— Start of THE DATA —

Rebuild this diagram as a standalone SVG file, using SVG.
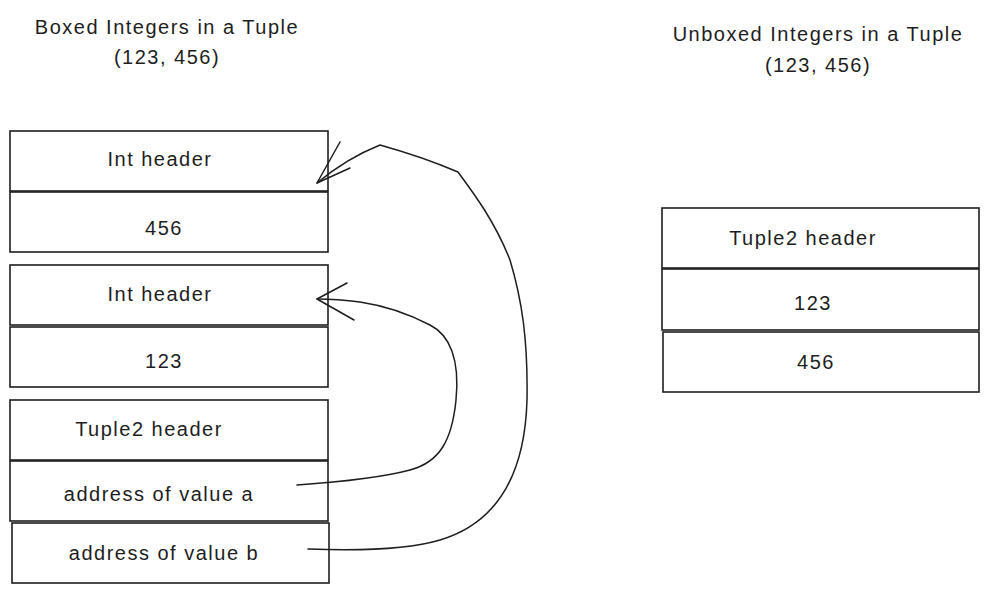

— End of THE DATA —
— Start of THE DATA —

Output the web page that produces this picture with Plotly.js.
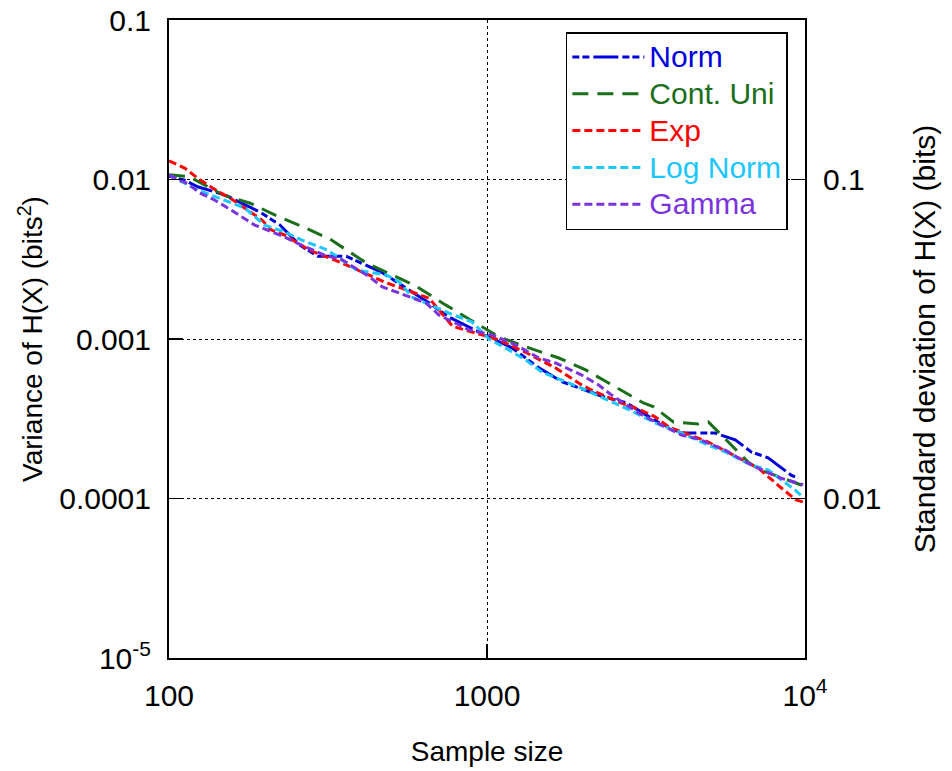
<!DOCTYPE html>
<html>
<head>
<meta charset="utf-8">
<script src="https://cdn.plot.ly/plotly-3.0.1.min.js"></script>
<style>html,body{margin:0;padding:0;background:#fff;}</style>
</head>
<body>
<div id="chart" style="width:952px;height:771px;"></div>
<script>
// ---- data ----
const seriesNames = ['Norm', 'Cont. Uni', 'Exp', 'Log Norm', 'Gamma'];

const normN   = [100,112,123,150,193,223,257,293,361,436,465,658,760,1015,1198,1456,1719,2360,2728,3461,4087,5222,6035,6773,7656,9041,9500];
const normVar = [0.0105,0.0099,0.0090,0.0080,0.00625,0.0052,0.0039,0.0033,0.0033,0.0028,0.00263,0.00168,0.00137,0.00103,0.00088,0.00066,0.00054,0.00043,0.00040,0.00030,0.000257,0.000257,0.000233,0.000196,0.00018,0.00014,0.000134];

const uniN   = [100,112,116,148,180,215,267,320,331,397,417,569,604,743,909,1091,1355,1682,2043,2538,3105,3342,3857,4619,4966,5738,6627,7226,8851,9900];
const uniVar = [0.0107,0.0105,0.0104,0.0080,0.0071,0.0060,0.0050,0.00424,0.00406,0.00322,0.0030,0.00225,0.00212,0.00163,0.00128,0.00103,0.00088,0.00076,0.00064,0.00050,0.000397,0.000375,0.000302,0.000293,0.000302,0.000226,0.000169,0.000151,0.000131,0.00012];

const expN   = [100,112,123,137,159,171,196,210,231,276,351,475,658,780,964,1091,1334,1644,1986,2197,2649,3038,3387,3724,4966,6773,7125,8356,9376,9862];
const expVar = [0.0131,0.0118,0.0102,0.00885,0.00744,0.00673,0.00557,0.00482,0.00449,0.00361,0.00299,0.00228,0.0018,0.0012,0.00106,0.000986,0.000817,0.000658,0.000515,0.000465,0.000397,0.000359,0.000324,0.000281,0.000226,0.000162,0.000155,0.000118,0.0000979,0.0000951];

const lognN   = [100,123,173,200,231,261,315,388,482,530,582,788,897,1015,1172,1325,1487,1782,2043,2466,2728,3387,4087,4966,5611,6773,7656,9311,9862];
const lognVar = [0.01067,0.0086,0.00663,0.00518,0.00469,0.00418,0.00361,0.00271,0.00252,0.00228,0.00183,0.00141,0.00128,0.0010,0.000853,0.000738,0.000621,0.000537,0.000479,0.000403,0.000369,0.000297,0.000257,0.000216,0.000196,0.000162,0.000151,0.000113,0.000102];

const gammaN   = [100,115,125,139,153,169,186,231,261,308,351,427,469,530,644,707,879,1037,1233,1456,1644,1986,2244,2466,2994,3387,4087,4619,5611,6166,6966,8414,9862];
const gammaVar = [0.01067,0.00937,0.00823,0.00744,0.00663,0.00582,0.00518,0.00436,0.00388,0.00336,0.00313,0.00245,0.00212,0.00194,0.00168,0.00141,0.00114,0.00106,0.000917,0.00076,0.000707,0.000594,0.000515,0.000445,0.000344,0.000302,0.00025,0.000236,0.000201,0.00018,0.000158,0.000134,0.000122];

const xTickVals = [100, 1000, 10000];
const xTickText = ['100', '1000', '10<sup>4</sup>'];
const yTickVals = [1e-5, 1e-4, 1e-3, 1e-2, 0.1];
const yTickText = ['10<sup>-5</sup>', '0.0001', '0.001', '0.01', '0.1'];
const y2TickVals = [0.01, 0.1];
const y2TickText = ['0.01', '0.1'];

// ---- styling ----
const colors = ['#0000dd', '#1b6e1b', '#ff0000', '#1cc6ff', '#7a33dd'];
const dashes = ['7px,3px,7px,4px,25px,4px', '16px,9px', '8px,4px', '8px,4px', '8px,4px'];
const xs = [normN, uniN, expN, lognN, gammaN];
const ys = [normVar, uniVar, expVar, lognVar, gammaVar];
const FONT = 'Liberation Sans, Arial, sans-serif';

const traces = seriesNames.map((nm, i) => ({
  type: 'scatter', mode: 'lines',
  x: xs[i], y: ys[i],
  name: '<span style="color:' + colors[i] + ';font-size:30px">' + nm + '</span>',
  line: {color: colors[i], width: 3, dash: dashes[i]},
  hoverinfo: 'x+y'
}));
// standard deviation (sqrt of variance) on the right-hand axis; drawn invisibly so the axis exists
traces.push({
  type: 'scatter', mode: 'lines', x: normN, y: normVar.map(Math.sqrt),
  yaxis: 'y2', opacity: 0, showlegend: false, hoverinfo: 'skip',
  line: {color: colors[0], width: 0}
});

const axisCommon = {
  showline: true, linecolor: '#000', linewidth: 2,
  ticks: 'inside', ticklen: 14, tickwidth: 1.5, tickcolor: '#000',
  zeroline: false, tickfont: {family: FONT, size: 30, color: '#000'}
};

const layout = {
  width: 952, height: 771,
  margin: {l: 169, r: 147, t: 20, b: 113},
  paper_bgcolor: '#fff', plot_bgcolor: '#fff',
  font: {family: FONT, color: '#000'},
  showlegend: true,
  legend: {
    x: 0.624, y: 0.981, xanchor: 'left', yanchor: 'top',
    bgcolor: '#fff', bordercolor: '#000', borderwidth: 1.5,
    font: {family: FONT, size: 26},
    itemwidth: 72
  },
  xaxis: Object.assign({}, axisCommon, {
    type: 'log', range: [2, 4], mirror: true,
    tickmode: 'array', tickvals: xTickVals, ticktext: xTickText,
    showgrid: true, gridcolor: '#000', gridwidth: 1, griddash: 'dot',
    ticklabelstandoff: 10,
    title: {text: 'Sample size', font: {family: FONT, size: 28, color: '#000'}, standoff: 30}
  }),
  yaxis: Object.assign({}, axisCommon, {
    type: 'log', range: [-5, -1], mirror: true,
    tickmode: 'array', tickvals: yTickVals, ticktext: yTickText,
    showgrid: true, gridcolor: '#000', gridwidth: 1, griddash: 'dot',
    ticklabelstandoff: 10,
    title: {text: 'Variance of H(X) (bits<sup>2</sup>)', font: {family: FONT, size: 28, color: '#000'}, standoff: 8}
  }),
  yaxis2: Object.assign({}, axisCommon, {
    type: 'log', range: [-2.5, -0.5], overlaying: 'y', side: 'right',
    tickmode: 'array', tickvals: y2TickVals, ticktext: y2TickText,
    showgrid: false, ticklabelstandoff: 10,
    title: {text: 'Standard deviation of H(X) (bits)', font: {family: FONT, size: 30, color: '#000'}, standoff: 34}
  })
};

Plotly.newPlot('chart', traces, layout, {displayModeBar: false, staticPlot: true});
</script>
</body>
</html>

— End of THE DATA —

→ **WRITTEN TASK**:
Restate word for word the lines that begin at the one with "Output the web" and end at the one with "const seriesNames = ['Norm', 'Cont.", including both, and leave every picture aside.

→ **EXERCISE ANSWER**:
Output the web page that produces this picture with Plotly.js.
<!DOCTYPE html>
<html>
<head>
<meta charset="utf-8">
<script src="https://cdn.plot.ly/plotly-3.0.1.min.js"></script>
<style>html,body{margin:0;padding:0;background:#fff;}</style>
</head>
<body>
<div id="chart" style="width:952px;height:771px;"></div>
<script>
// ---- data ----
const seriesNames = ['Norm', 'Cont. Uni', 'Exp', 'Log Norm', 'Gamma'];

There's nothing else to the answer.